Another example: Major league baseball may have been completely segregated before Jackie Robinson, but the world of professional baseball was not. Just two days after the 1927 World Series, Babe Ruth and Lou Gehrig headlined a barnstorming team against the all-black Royal Giants in Trenton, New Jersey; two days later the teams met again, this time in Asbury Park, New Jersey. Baseball scholar and author Gary Ashwill has now identified over 100 games between all-black teams and either major league baseball clubs or white barnstorming teams featuring major leaguers. We’ve dubbed this phenomenon “Parallel Play,” and Ashwill has written a remarkable essay that will accompany Myles Thomas’s diary entry about some of these games.

We also will be posting contextual essays about jazz and other non-baseball subjects throughout the project, as well.

Fact, Fiction and Imagination

Those are our ingredients: The diary of a mediocre player on the greatest team of all time.
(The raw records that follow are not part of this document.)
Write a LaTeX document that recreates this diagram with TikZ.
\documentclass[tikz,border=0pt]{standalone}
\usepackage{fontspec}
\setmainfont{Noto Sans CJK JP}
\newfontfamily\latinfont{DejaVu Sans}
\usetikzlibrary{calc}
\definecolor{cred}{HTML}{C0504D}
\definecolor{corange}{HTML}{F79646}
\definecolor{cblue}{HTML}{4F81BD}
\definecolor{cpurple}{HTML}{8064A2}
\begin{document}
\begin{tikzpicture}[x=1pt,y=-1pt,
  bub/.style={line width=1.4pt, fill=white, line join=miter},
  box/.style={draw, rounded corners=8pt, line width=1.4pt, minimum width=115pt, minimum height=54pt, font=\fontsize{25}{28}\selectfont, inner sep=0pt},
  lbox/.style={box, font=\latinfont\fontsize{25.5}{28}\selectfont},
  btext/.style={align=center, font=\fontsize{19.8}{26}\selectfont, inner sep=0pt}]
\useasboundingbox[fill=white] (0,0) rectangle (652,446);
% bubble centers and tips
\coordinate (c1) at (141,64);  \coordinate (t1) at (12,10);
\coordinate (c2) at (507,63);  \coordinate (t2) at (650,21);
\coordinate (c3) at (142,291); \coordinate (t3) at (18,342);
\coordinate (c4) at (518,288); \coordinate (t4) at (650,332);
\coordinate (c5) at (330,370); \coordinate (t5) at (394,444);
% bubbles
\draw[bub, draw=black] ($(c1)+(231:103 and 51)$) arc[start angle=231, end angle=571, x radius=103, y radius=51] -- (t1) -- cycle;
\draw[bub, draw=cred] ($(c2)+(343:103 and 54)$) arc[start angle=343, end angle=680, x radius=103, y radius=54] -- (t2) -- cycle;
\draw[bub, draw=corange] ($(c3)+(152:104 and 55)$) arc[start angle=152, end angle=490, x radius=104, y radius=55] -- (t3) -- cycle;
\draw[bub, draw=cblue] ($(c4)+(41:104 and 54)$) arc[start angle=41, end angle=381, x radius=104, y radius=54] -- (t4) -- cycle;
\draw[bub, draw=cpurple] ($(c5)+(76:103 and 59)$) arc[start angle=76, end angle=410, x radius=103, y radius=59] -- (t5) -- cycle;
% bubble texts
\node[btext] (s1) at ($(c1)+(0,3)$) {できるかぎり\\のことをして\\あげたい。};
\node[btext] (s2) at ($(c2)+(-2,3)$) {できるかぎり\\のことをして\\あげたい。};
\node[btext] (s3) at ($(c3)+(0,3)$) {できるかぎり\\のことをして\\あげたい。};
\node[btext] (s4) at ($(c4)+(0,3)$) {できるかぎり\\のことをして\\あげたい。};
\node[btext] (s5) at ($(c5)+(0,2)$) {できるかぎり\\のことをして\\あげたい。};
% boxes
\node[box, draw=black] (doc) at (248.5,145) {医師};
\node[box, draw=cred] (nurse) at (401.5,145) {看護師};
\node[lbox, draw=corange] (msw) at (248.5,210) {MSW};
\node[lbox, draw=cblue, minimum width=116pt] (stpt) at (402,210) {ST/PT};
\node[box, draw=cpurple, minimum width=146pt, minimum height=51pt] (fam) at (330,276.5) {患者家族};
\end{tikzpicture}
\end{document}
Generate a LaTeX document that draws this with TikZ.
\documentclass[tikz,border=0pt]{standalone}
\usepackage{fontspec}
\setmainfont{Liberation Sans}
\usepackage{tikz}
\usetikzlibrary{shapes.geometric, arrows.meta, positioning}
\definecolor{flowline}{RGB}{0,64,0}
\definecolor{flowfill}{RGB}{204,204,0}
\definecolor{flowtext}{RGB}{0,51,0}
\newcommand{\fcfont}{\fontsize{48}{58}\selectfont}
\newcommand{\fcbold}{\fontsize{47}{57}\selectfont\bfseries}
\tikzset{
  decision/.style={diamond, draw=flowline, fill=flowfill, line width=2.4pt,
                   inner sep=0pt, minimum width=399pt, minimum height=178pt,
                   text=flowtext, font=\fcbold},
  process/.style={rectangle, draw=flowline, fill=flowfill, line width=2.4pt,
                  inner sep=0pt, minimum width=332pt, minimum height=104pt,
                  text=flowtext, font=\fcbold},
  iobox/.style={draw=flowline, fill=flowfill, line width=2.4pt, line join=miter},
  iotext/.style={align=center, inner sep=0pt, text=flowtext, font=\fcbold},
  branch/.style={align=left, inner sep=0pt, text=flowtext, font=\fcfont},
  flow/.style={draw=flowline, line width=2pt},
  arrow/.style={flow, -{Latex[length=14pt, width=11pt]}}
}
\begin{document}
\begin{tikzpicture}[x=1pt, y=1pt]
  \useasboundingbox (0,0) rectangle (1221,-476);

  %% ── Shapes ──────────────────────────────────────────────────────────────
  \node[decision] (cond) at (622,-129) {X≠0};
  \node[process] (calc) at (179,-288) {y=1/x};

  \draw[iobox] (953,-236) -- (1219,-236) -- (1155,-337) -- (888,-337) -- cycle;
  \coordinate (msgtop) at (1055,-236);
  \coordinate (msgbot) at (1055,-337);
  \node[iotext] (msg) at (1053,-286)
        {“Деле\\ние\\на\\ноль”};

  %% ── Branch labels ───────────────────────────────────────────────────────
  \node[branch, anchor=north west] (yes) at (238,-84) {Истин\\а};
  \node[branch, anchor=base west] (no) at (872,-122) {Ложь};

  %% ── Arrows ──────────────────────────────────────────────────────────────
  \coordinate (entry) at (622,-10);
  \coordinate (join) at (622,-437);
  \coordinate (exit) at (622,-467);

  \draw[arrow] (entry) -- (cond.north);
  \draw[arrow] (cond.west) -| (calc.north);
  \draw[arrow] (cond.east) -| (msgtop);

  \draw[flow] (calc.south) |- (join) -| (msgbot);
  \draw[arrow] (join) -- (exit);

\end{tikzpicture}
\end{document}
Letters from a beat writer. Contextual essays from the official historian of Major League Baseball. More than 3,000 tweets. Hundreds of links to 1927 newspaper articles, film clips and remarkable archival photos. And, finally, a portfolio of original illustrations created just for this project.

The end result is a mix of fact and imagination — and not just ours, but yours.

With this experiment in storytelling, our goal is not to capture your imagination, but to unleash it, so that you can experience the Roaring 20s in the present — and see the 1920s not as a fossilized, black and white history lesson, but as a blazing moment in time, full of color, innovation, insanity and, above all, youth; a decade much closer to our own than to any of the decades that preceded it, or most that followed.

— Douglas Alden
Creator & Executive Producer of “1927: The Diary of Myles Thomas.”